For those who want a change from the Gospel
Trinity 20 – Isaiah 53:4-12 (Related)
There’s a probably apocryphal story of a vicar giving a children’s address at an All-age service. ‘What’s got big ears, eats hay, and goes “hee-haw”?’ she asks. Immediately a young child sticks up her hand and answers, ‘Well I know the answer must be Jesus, but it sounds like a donkey to me!’ When we believe that Jesus is the answer, its very easy to see him as the answer to everything, and this passage, which is traditionally used on Good Friday, is perhaps the most classic example. But would a preacher today construct a sermon which would only have any relevance in the year 2601? Unlikely. Surely he would address his contemporary situation. We therefore have to ask about this passage in the context of its original hearers, and not as the NT writers came to see it as being fulfilled in Christ. What is it really about?

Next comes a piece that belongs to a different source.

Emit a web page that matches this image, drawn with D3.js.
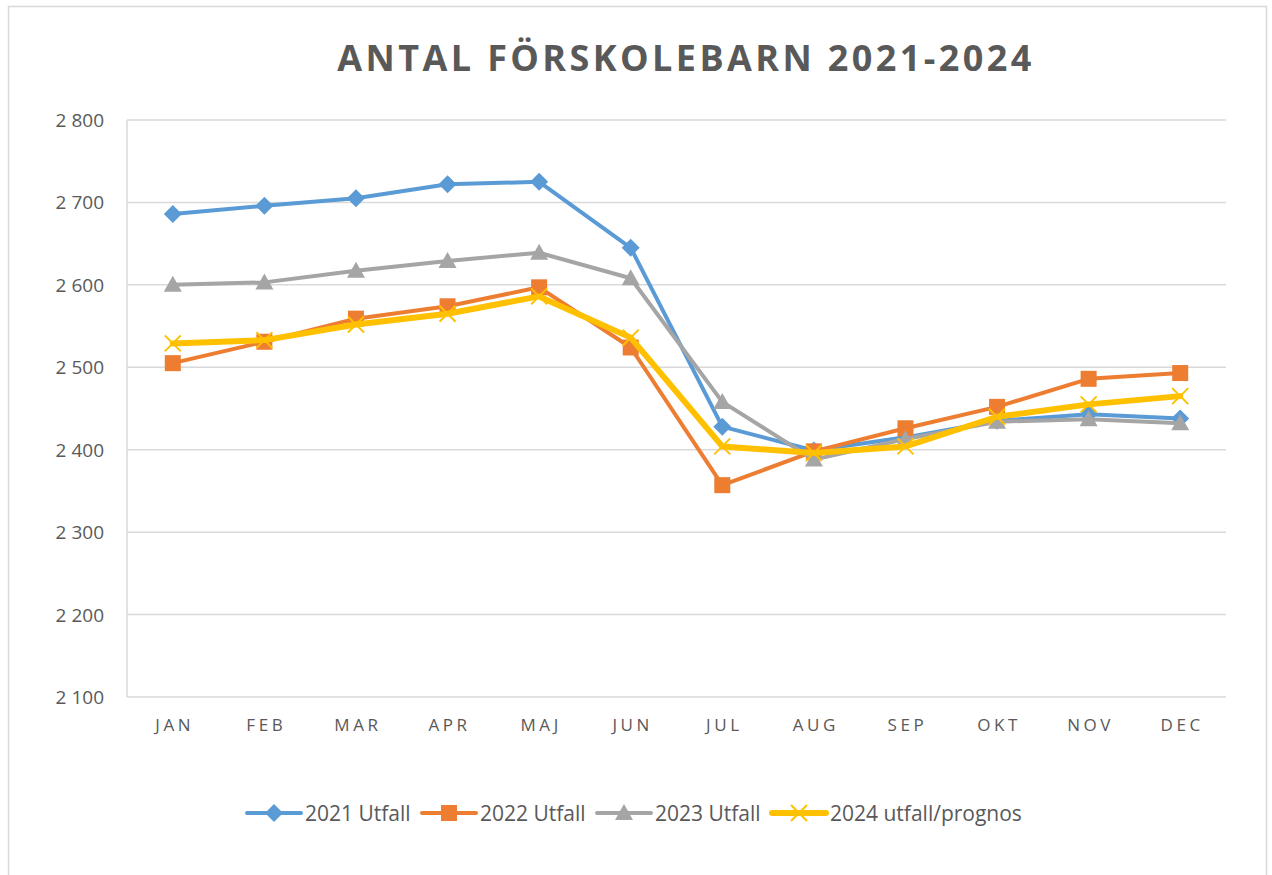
<!DOCTYPE html>
<html>
<head>
<meta charset="utf-8">
<script src="https://cdn.jsdelivr.net/npm/d3@7"></script>
<style>
body { margin: 0; background: #fff; }
text { font-family: "Open Sans", "Liberation Sans", sans-serif; fill: #595959; }
</style>
</head>
<body>
<div id="chart_container"></div>
<script>
var months = ["JAN","FEB","MAR","APR","MAJ","JUN","JUL","AUG","SEP","OKT","NOV","DEC"]
var utfall2021 = [2686,2696,2705,2722,2725,2645,2428,2399,2415,2435,2443,2438]
var utfall2022 = [2505,2531,2559,2574,2597,2524,2357,2398,2426,2452,2486,2493]
var utfall2023 = [2600,2603,2617,2629,2639,2608,2458,2388,2413,2434,2437,2432]
var utfall2024 = [2529,2533,2552,2565,2586,2536,2404,2396,2404,2440,2455,2465]
var seriesNames = ["2021 Utfall","2022 Utfall","2023 Utfall","2024 utfall/prognos"]
var seriesColors = ["#5B9BD5","#ED7D31","#A5A5A5","#FFC000"]
var yTicks = [2100,2200,2300,2400,2500,2600,2700,2800]

var W = 1272, H = 875
var plot = {left: 127, right: 1226, top: 120, bottom: 697}

var svg = d3.select("#chart_container")
    .append("svg")
        .attr("width", W)
        .attr("height", H)

// chart frame
svg.append("rect")
    .attr("x", 8.5).attr("y", 6.5)
    .attr("width", 1258).attr("height", 880)
    .style("fill", "none")
    .style("stroke", "#d9d9d9")
    .style("stroke-width", "1.5px")

svg.append("text")
    .attr("x", 686).attr("y", 71)
    .attr("text-anchor", "middle")
    .style("font-size", "36px")
    .style("font-weight", "bold")
    .style("letter-spacing", "3.4px")
    .text("ANTAL FÖRSKOLEBARN 2021-2024")

var x = d3.scaleBand().domain(months).range([plot.left, plot.right])
var y = d3.scaleLinear().domain([2100, 2800]).range([plot.bottom, plot.top])

var fmt = function(v){ return d3.format(",")(v).replace(",", " ") }

// gridlines
svg.append("g").selectAll("line").data(yTicks.slice(1)).enter()
    .append("line")
    .attr("x1", plot.left).attr("x2", plot.right)
    .attr("y1", function(d){ return y(d) }).attr("y2", function(d){ return y(d) })
    .style("stroke", "#d9d9d9").style("stroke-width", "1.5px")

// axis lines
svg.append("line")
    .attr("x1", plot.left).attr("x2", plot.right)
    .attr("y1", y(2100)).attr("y2", y(2100))
    .style("stroke", "#d9d9d9").style("stroke-width", "1.5px")
svg.append("line")
    .attr("x1", plot.left).attr("x2", plot.left)
    .attr("y1", plot.top).attr("y2", plot.bottom)
    .style("stroke", "#d9d9d9").style("stroke-width", "1.5px")

svg.append("g").selectAll("text").data(yTicks).enter()
    .append("text")
    .attr("x", 104)
    .attr("y", function(d){ return y(d) + 7 })
    .attr("text-anchor", "end")
    .style("font-size", "19px")
    .text(fmt)

svg.append("g").selectAll("text").data(months).enter()
    .append("text")
    .attr("x", function(d){ return x(d) + x.bandwidth()/2 + 2 })
    .attr("y", 731)
    .attr("text-anchor", "middle")
    .style("font-size", "17px")
    .style("letter-spacing", "3.6px")
    .text(function(d){ return d })

var allSeries = [utfall2021, utfall2022, utfall2023, utfall2024]
var widths = [4, 4, 4, 6]

function marker(g, i, cx, cy, c) {
    if (i == 0) {
        g.append("path").attr("d", "M0,-9L9,0L0,9L-9,0Z")
            .attr("transform", "translate("+cx+","+cy+")").style("fill", c)
    } else if (i == 1) {
        g.append("rect").attr("x", cx-8).attr("y", cy-8)
            .attr("width", 16).attr("height", 16).style("fill", c)
    } else if (i == 2) {
        g.append("path").attr("d", "M0,-9L9,7L-9,7Z")
            .attr("transform", "translate("+cx+","+cy+")").style("fill", c)
    } else {
        g.append("path").attr("d", "M-8,-8L8,8M8,-8L-8,8")
            .attr("transform", "translate("+cx+","+cy+")")
            .style("stroke", c).style("stroke-width", "2px").style("fill", "none")
    }
}

var line = d3.line()
    .x(function(d, i){ return x(months[i]) + x.bandwidth()/2 })
    .y(function(d){ return y(d) })

allSeries.forEach(function(vals, i){
    var g = svg.append("g")
    g.append("path")
        .attr("d", line(vals))
        .style("fill", "none")
        .style("stroke", seriesColors[i])
        .style("stroke-width", widths[i] + "px")
        .style("stroke-linejoin", "round")
        .style("stroke-linecap", "round")
    vals.forEach(function(v, k){
        marker(g, i, x(months[k]) + x.bandwidth()/2, y(v), seriesColors[i])
    })
})

// legend
var legendX = [247, 422, 597, 772]
var legend = svg.append("g")
seriesNames.forEach(function(name, i){
    var lx = legendX[i], ly = 813
    legend.append("line")
        .attr("x1", lx).attr("x2", lx + 54)
        .attr("y1", ly).attr("y2", ly)
        .style("stroke", seriesColors[i])
        .style("stroke-width", widths[i] + "px")
        .style("stroke-linecap", "round")
    marker(legend, i, lx + 27, ly, seriesColors[i])
    legend.append("text")
        .attr("x", lx + 58).attr("y", ly + 8)
        .style("font-size", "21px")
        .text(name)
})
</script>
</body>
</html>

Well, it’s an example of the ‘Servant Songs’ found in Deutero-Isaiah (Is 40 – 55), and is in fact the last and longest of four. It is about the Servant, perhaps an unidentified individual or perhaps the nation as a whole, or at least the faithful remnant of that nation. The servant is undergoing great suffering, apparently at the hand of God, but somehow through that suffering the rest of the people find redemption and forgiveness. Of course this does make Christian sense, and Paul in his letter to the[LJ1] Romans, which I have just finished working through in my podcasts here, obviously makes great use of this text in the formation of his theology of salvation. But there are deeper questions, which the passage raises for people 600 years before anyone had ever heard of Jesus.
The Bible is in fact ambivalent about undeserved punishment. Ex 20:4-6 tells us clearly that several generations will suffer for their ancestors’ sins, while both Ezekiel (18:4) and Jeremiah (31:30) assure us that it is the people who sinned who will suffer, and no-one else. The first seems harsh, but the later texts simply do not tie in with reality. So are people punished because of the sins of others, and if so what are we to make of our own particular and personal suffering? And is it really God doing the smiting? Let’s try to pick these questions to bits.

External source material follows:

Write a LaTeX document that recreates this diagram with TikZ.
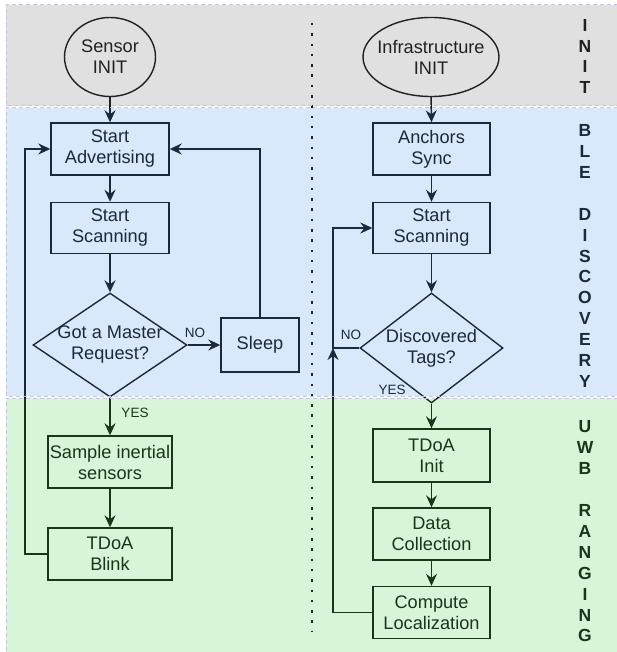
\documentclass[tikz,border=0pt]{standalone}
\usepackage{fontspec}
\setmainfont{Liberation Sans}
\usetikzlibrary{shapes.geometric,arrows.meta}
% band tints, laid over black line work with a fixed opacity
\definecolor{tintgray}{RGB}{132,132,132}
\definecolor{tintblue}{RGB}{108,164,244}
\definecolor{tintgreen}{RGB}{104,216,104}
\definecolor{bandedge}{RGB}{196,196,222}
\begin{document}
\begin{tikzpicture}[x=1pt,y=-1pt,
  txt/.style={font=\fontsize{18.2}{21}\selectfont, align=center, inner sep=0pt},
  proc/.style={txt, draw, line width=1.4pt, minimum width=118pt, minimum height=52pt},
  startnode/.style={draw, ellipse, line width=1.4pt, inner sep=0pt},
  decision/.style={draw, diamond, line width=1.4pt, inner sep=0pt},
  arr/.style={-{Stealth[length=12pt,width=11pt,inset=4pt]}, line width=1.5pt},
  edgelbl/.style={font=\fontsize{13.5}{16}\selectfont, inner sep=0pt},
  phase/.style={font=\fontsize{17.5}{20.9}\selectfont\bfseries, align=center, inner sep=0pt},
  band/.style={fill opacity=0.25},
  bandline/.style={draw=bandedge, line width=1pt, dash pattern=on 4pt off 3pt}
]
\useasboundingbox (0,0) rectangle (617,652);
\fill[white] (0,0) rectangle (617,652);

% ---------- sensor side ----------
\node[startnode, minimum width=91pt, minimum height=79pt] (sinit) at (110,57) {};
\node[txt] (sinitt) at (sinit) {Sensor\\INIT};
\node[proc] (adv) at (110,149) {Start\\Advertising};
\node[proc, minimum height=51pt] (scanL) at (110,228) {Start\\Scanning};
\node[decision, minimum width=154pt, minimum height=104pt] (q1) at (110,345) {};
\node[txt] (q1t) at (110,345) {Got a Master\\Request?};
\node[proc, minimum width=78pt, minimum height=54pt] (sleep) at (260,345) {Sleep};
\node[proc, minimum width=124pt] (sample) at (110,462) {Sample inertial\\sensors};
\node[proc, minimum width=124pt] (blink) at (110,554) {TDoA\\Blink};
\coordinate (lx) at (25,0);

\draw[arr] (sinit.south) -- (adv.north);
\draw[arr] (adv.south) -- (scanL.north);
\draw[arr] (scanL.south) -- (q1.north);
\draw[arr] (q1.east) -- (sleep.west);
\draw[arr] (q1.south) -- (sample.north);
\draw[arr] (sample.south) -- (blink.north);
\draw[arr] (blink.west) -- (blink.west -| lx) |- (adv.west);
\draw[arr] (sleep.north) |- (adv.east);
\node[edgelbl] (no1) at (195,333) {NO};
\node[edgelbl] (yes1) at (135,413) {YES};

% ---------- infrastructure side ----------
\node[startnode, minimum width=136pt, minimum height=79pt] (iinit) at (431,57) {};
\node[txt] (iinitt) at (iinit) {Infrastructure\\INIT};
\node[proc, minimum width=117pt] (anch) at (431.5,149) {Anchors\\Sync};
\node[proc, minimum width=117pt, minimum height=51pt] (scanR) at (431.5,228) {Start\\Scanning};
\node[decision, minimum width=143pt, minimum height=110pt] (q2) at (431.5,348) {};
\node[txt] (q2t) at (431.5,348) {Discovered\\Tags?};
\node[proc, minimum width=117pt, minimum height=53pt] (tinit) at (431.5,455.5) {TDoA\\Init};
\node[proc, minimum width=117pt] (data) at (431.5,534) {Data\\Collection};
\node[proc, minimum width=117pt] (comp) at (431.5,612.5) {Compute\\Localization};
\coordinate (rx) at (333,0);

\draw[arr] (iinit.south) -- (anch.north);
\draw[arr] (anch.south) -- (scanR.north);
\draw[arr] (scanR.south) -- (q2.north);
\draw[arr] (q2.south) -- (tinit.north);
\draw[arr] (tinit.south) -- (data.north);
\draw[arr] (data.south) -- (comp.north);
\draw[arr] (q2.west) -- (q2.west -| rx) |- (scanR.west);
\draw[arr] (comp.west) -- (comp.west -| rx) -- (q2.west -| rx);
\node[edgelbl] (no2) at (351,335) {NO};
\node[edgelbl] (yes2) at (392,390) {YES};

% ---------- divider between the two sides ----------
\coordinate (dtop) at (312,23);
\coordinate (dbot) at (312,632);
\draw[line width=2.5pt, dash pattern=on 2.5pt off 7.8pt] (dtop) -- (dbot);

% ---------- phase names ----------
\node[phase] (ph1) at (585,56.5) {I\\N\\I\\T};
\node[phase] (ph2) at (585,256) {B\\L\\E\\[20.9pt]D\\I\\S\\C\\O\\V\\E\\R\\Y};
\node[phase] (ph3) at (585,531.5) {U\\W\\B\\[20.9pt]R\\A\\N\\G\\I\\N\\G};

% ---------- phase bands ----------
\fill[tintgray, band] (6,5) rectangle (625,106);
\fill[tintblue, band] (6,108) rectangle (625,396);
\fill[tintgreen, band] (6,398) rectangle (625,660);
\draw[bandline] (625,5) -- (6,5) -- (6,106) -- (625,106);
\draw[bandline] (625,108) -- (6,108) -- (6,396) -- (625,396);
\draw[bandline] (625,398) -- (6,398) -- (6,660);
\end{tikzpicture}
\end{document}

First of all, it clearly is the case that people do suffer because of others’ sin. Ask anyone who has lost a loved one to a drunk driver. But not all suffering comes into this category. Accidents do happen. This passage, however, is not primarily an exploration of innocent suffering: we need to look to Job to find that kind of material. The Servant here may have suffering inflicted on him, but he accepts it willingly, without fighting, without protest. In that sense, the key verse here might be v.7. and if so, this becomes a passage not about why we suffer, but about how. That insight changes everything. Perhaps the passage was written to encourage those who felt they were being treated unfairly by God and others. A good Jew should face hardship like this, the author might be saying, and so of course Jesus, the perfect Jew, exemplifies its teaching perfectly. That’s why it is so easy to see him ‘prophesied about’ or ‘predicted’ by the author.

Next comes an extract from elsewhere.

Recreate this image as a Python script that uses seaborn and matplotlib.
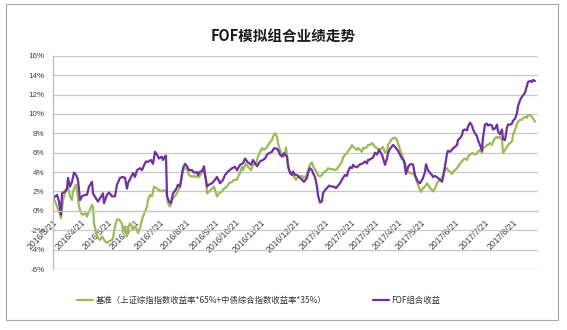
import matplotlib
matplotlib.use("Agg")
import matplotlib.pyplot as plt
from matplotlib.patches import Rectangle
from matplotlib.ticker import FuncFormatter
import seaborn as sns
import pandas as pd

# ---------------- data (trading-day index, cumulative return %) ----------------
fof_t = [0, 4, 6, 8, 9, 12, 14, 15, 17, 19, 21, 23, 25, 27, 29, 32, 34, 36, 39, 40,
         43, 45, 47, 50, 51, 54, 56, 59, 62, 64, 67, 70, 72, 74, 75, 79, 80, 82, 84, 87,
         89, 91, 93, 95, 98, 100, 102, 104, 106, 109, 110, 112, 113, 114, 116, 118, 120, 123, 125, 127,
         130, 132, 134, 136, 139, 141, 144, 145, 147, 149, 151, 152, 154, 156, 159, 162, 164, 167, 170, 172,
         175, 179, 182, 184, 187, 190, 192, 194, 198, 200, 202, 204, 207, 210, 212, 214, 216, 219, 221, 223,
         225, 227, 229, 231, 234, 235, 237, 239, 240, 242, 244, 246, 249, 251, 254, 255, 257, 259, 260, 262,
         264, 265, 267, 269, 270, 272, 274, 276, 279, 281, 283, 285, 287, 290, 292, 294, 295, 297, 299, 300,
         302, 304, 307, 310, 312, 314, 315, 317, 320, 322, 324, 326, 329, 332, 334, 335, 337, 340, 342, 345,
         349, 351, 353, 355, 357, 360, 362, 364, 365, 367, 369, 370, 372, 373, 375, 377, 379, 380, 382, 385,
         389, 390, 392, 394, 395, 397, 399, 400, 402, 404, 405, 407, 409, 410, 412, 414, 415, 417, 419, 420,
         422, 424, 425, 427, 429, 430, 432, 434, 435, 437, 439, 440, 442, 444, 445, 447, 449, 450, 452, 454,
         455, 457, 459, 460, 462, 464, 465, 467, 469, 470, 472, 474, 475, 477, 479, 480, 482]
fof_v = [1.3, 1.65, 0.96, -0.4, 1.8, 2.0, 2.3, 3.4, 2.5, 3.0, 3.95, 3.7, 3.2, 1.1, 1.5, 1.65, 1.65, 2.5, 3.0, 1.8,
         1.3, 0.96, 1.3, 1.8, 0.8, 1.65, 1.9, 1.5, 1.5, 2.7, 3.4, 3.5, 3.4, 2.3, 2.85, 3.7, 3.9, 3.5, 4.2, 4.4,
         4.2, 4.7, 5.1, 5.05, 5.25, 4.85, 6.1, 5.8, 5.4, 5.6, 5.25, 5.6, 5.7, 1.5, 0.96, 0.8, 1.8, 2.2, 2.7, 2.5,
         4.4, 4.85, 4.6, 4.2, 4.2, 3.95, 4.0, 3.7, 4.05, 4.1, 4.6, 3.7, 2.5, 2.7, 2.85, 3.2, 3.5, 2.85, 3.2, 3.7,
         4.05, 4.4, 4.55, 4.2, 4.75, 4.9, 5.4, 5.1, 4.75, 5.25, 4.9, 4.6, 5.1, 5.25, 5.4, 5.8, 5.95, 6.1, 6.45, 6.45,
         6.3, 5.8, 5.6, 5.95, 5.6, 4.6, 3.9, 3.7, 4.05, 3.7, 3.7, 3.5, 3.2, 3.0, 3.4, 3.9, 4.4, 4.2, 3.9, 3.5,
         2.5, 1.6, 0.85, 1.0, 1.8, 2.15, 2.35, 2.6, 2.5, 2.5, 2.35, 2.6, 2.85, 3.4, 3.7, 3.6, 4.05, 4.5, 4.4, 4.75,
         4.55, 4.5, 4.8, 4.9, 5.1, 4.9, 5.25, 5.3, 5.5, 6.0, 5.8, 6.3, 5.8, 4.75, 5.4, 5.95, 6.4, 6.8, 6.6, 6.2,
         5.4, 5.2, 3.8, 4.5, 4.8, 4.8, 3.7, 3.2, 3.0, 2.85, 3.2, 3.4, 4.0, 4.8, 4.2, 3.9, 3.7, 3.5, 3.6, 3.4,
         3.0, 3.4, 4.6, 5.9, 6.2, 6.1, 6.3, 6.45, 6.6, 6.8, 7.3, 7.5, 7.8, 8.3, 8.4, 8.3, 8.7, 9.1, 8.8, 8.4,
         8.0, 7.7, 7.3, 6.8, 6.2, 7.6, 8.9, 9.0, 8.8, 8.9, 8.8, 8.4, 8.5, 8.9, 8.2, 7.9, 8.4, 7.4, 7.3, 8.6,
         8.9, 8.9, 9.0, 9.3, 9.5, 10.1, 10.8, 11.4, 11.8, 11.9, 12.2, 12.9, 13.3, 13.4, 13.3, 13.5, 13.4]

bench_t = [0, 2, 4, 6, 8, 10, 12, 14, 15, 17, 19, 20, 22, 23, 24, 26, 28, 30, 33, 34,
           36, 39, 40, 41, 44, 45, 47, 49, 50, 52, 54, 56, 59, 60, 62, 64, 66, 69, 70, 72,
           74, 75, 77, 79, 80, 82, 84, 85, 87, 89, 90, 92, 94, 95, 97, 99, 101, 104, 106, 109,
           111, 113, 114, 115, 117, 119, 120, 123, 125, 127, 130, 132, 134, 136, 139, 141, 144, 146, 149, 151,
           153, 154, 156, 159, 161, 164, 166, 169, 171, 174, 176, 179, 181, 184, 185, 187, 189, 190, 193, 195,
           198, 200, 203, 205, 207, 209, 211, 214, 216, 219, 220, 222, 224, 225, 227, 229, 231, 233, 234, 236,
           239, 240, 243, 244, 246, 249, 250, 252, 254, 255, 257, 259, 260, 262, 264, 265, 267, 269, 270, 274,
           275, 277, 280, 282, 284, 285, 287, 289, 290, 292, 294, 295, 297, 299, 300, 302, 304, 305, 307, 309,
           310, 312, 314, 315, 317, 319, 322, 324, 327, 330, 332, 334, 335, 338, 340, 342, 344, 345, 347, 349,
           350, 352, 354, 355, 357, 360, 362, 364, 365, 367, 368, 370, 372, 374, 375, 377, 379, 380, 382, 384,
           385, 387, 389, 390, 392, 394, 395, 397, 399, 400, 402, 404, 405, 407, 409, 410, 412, 414, 415, 417,
           419, 420, 422, 424, 425, 427, 429, 430, 432, 434, 435, 437, 439, 440, 442, 444, 445, 447, 449, 450,
           452, 454, 455, 457, 459, 460, 462, 464, 465, 467, 469, 470, 472, 474, 475, 477, 479, 480, 482]
bench_v = [1.3, 1.0, 0.45, -0.07, -0.75, 1.13, 1.8, 2.3, 2.5, 1.5, 1.13, 2.0, 2.5, 2.7, 2.15, 0.45, -0.24, -0.4, -0.25, -0.6,
           -0.07, 0.6, 0.45, -1.3, -2.65, -2.8, -3.0, -2.65, -2.8, -3.15, -3.3, -3.15, -3.0, -2.8, -1.6, -0.9, -0.9, -1.3, -2.1, -1.6,
           -2.65, -1.8, -1.3, -1.6, -1.95, -1.6, -1.95, -2.3, -1.8, -0.9, -0.6, -0.07, 0.45, 1.13, 1.65, 1.5, 2.5, 2.3, 2.15, 2.0,
           2.15, 2.0, 1.5, 0.8, 0.45, 1.13, 1.3, 1.65, 2.0, 2.5, 4.2, 4.4, 4.3, 3.7, 3.5, 3.6, 3.5, 3.5, 3.9, 4.2,
           3.4, 1.8, 2.0, 2.3, 2.5, 1.5, 1.8, 2.0, 2.3, 2.5, 2.85, 3.0, 3.2, 3.2, 3.5, 3.9, 4.55, 4.2, 4.9, 4.55,
           4.2, 4.75, 4.9, 5.6, 6.1, 6.45, 6.3, 6.55, 6.95, 7.3, 7.65, 8.0, 7.65, 6.95, 6.3, 5.8, 5.6, 6.55, 5.6, 4.2,
           3.9, 3.7, 3.2, 3.4, 3.5, 3.6, 3.4, 3.5, 3.7, 4.2, 4.8, 5.0, 4.6, 4.3, 3.9, 3.7, 3.55, 3.7, 3.9, 4.2,
           4.4, 4.3, 4.3, 4.2, 4.3, 4.5, 4.75, 5.1, 5.5, 5.8, 5.95, 6.2, 6.4, 6.8, 6.6, 6.45, 6.3, 6.5, 6.3, 6.1,
           6.5, 6.45, 6.6, 6.8, 6.8, 7.0, 6.6, 6.45, 6.3, 6.6, 6.0, 6.1, 6.8, 7.3, 7.5, 7.55, 7.3, 7.0, 6.3, 5.8,
           5.3, 4.9, 4.4, 4.05, 3.9, 3.9, 3.55, 3.0, 2.7, 2.15, 1.95, 2.35, 2.5, 2.85, 2.7, 2.35, 2.15, 2.0, 2.35, 2.85,
           3.0, 3.2, 3.4, 3.7, 4.2, 4.4, 4.2, 4.05, 3.8, 4.05, 4.2, 4.4, 4.55, 4.9, 5.1, 5.25, 5.4, 5.25, 5.6, 5.8,
           5.95, 5.95, 5.8, 5.95, 6.1, 6.3, 6.0, 6.45, 6.6, 6.8, 6.8, 7.0, 6.8, 7.15, 7.5, 7.65, 7.5, 7.65, 7.3, 6.0,
           6.3, 6.6, 6.8, 7.0, 7.15, 7.85, 8.35, 9.0, 9.2, 9.4, 9.4, 9.55, 9.7, 9.6, 9.9, 9.85, 9.7, 9.5, 9.2]

tick_t = [0, 28, 55, 82, 107, 133, 162, 182, 208, 242, 272, 298, 322, 345, 368, 402, 432, 460]
tick_labels = ["2016/3/21", "2016/4/21", "2016/5/21", "2016/6/21", "2016/7/21", "2016/8/21",
               "2016/9/21", "2016/10/21", "2016/11/21", "2016/12/21", "2017/1/21", "2017/2/21",
               "2017/3/21", "2017/4/21", "2017/5/21", "2017/6/21", "2017/7/21", "2017/8/21"]
y_ticks = [-6, -4, -2, 0, 2, 4, 6, 8, 10, 12, 14, 16]

title = "FOF模拟组合业绩走势"
bench_name = "基准（上证综指指数收益率*65%+中债综合指数收益率*35%）"
fof_name = "FOF组合收益"

# ---------------- style ----------------
sns.set_style("white")
plt.rcParams["font.family"] = ["Noto Sans CJK SC", "DejaVu Sans"]

W, H = 567, 330
fig = plt.figure(figsize=(W / 100, H / 100), dpi=100)
ax = fig.add_axes([53 / W, (H - 269) / H, 485 / W, (269 - 55.8) / H])

df_b = pd.DataFrame({"t": bench_t, "v": bench_v})
df_f = pd.DataFrame({"t": fof_t, "v": fof_v})
GREEN = "#9BBB59"
PURPLE = "#7030A0"
sns.lineplot(data=df_b, x="t", y="v", ax=ax, color=GREEN, lw=1.6,
             estimator=None, sort=False, label=bench_name)
sns.lineplot(data=df_f, x="t", y="v", ax=ax, color=PURPLE, lw=1.6,
             estimator=None, sort=False, label=fof_name)

ax.set_xlim(0, 485)
ax.set_ylim(-6, 16)
ax.set_yticks(y_ticks)
ax.yaxis.set_major_formatter(FuncFormatter(lambda v, p: f"{v:.0f}%"))
ax.set_xticks(tick_t)
ax.set_xticklabels(tick_labels)
ax.set_xlabel("")
ax.set_ylabel("")

ax.grid(axis="y", color="#c8c8c8", lw=0.9)
ax.grid(axis="x", visible=False)
ax.set_axisbelow(True)
for s in ["top", "right"]:
    ax.spines[s].set_visible(False)
ax.spines["left"].set_color("#bcbcbc")
ax.spines["left"].set_linewidth(0.9)
ax.spines["bottom"].set_position(("data", 0))
ax.spines["bottom"].set_color("#c8c8c8")
ax.spines["bottom"].set_linewidth(0.9)

ax.tick_params(axis="y", length=0, pad=6, labelsize=5.8, labelcolor="#404040")
ax.tick_params(axis="x", length=0, pad=5, labelsize=6.2, labelcolor="#404040")
for lab in ax.get_yticklabels():
    lab.set_family(["Liberation Sans", "DejaVu Sans"])
for lab in ax.get_xticklabels():
    lab.set_family(["Liberation Sans", "DejaVu Sans"])
    lab.set_rotation(45)
    lab.set_ha("right")
    lab.set_va("top")
    lab.set_rotation_mode("anchor")

fig.text(283 / W, (H - 36) / H, title, ha="center", va="center",
         fontsize=10.5, fontweight="bold", color="#1a1a1a")

ax.legend(loc="center", bbox_to_anchor=(259 / W, (H - 300) / H),
          bbox_transform=fig.transFigure, ncol=2, frameon=False,
          fontsize=6, handlelength=1.9, handletextpad=0.3, columnspacing=5.6,
          labelcolor="#333333")

fig.patches.append(Rectangle((6 / W, (H - 320) / H), 552 / W, 316 / H,
                             transform=fig.transFigure, fill=False,
                             edgecolor="#a6a6a6", lw=0.8))

fig.savefig("out.png", dpi=100)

But when we look at how the servant suffers, we gain an incredibly difficult but amazingly inspiring insight. He sees his suffering as redemptive: good will come from it in the end. Of course the Bible doesn’t teach that all suffering is redemptive: much of it is purely destructive. But the point is that it can be. Secondly he suffers with dignity. Some of those old paintings of Ecce homo ‘Behold the Man!’ portray a quiet and dignified authority in the battered body of Jesus. Thirdly, he sees God’s hand in it. Again, not all punishment, according to the Bible, comes directly from the hand of God, although of course at the time of this passage any doctrine of Satan would have been very undeveloped: he comes onto the stage much later, so for now anything which happened could only come from God, particularly in such a strictly monotheistic faith as Judaism. But the Servant does recognise that through it all God is at work, and will bring his purposes out in the wash. Fourthly, he can see the other side, and holds on to the hope of future blessing to come. And finally, and perhaps this is the most startling of all, he actively intercedes for those who are responsible for his pain. What a way to suffer! No wallowing in it, no ‘poor me’, no trying to find someone to blame.
Can suffering be redemptive? The answer, I think, is that it can be if we choose to make it so. History is full of people who chose to use their suffering for others, from Maximillian Kolbe to Marcus Rashford. I’m very aware that there are people who have known, and know on a daily basis, suffering the like of which I cannot imagine, and far be it from me to load guilt onto pain by telling you how to deal with it. But this passage, I believe, sets us an example to which to aspire. Only Jesus has ever achieved it perfectly, but that doesn’t stop us from trying to follow him, through the pain and into the resurrection beyond.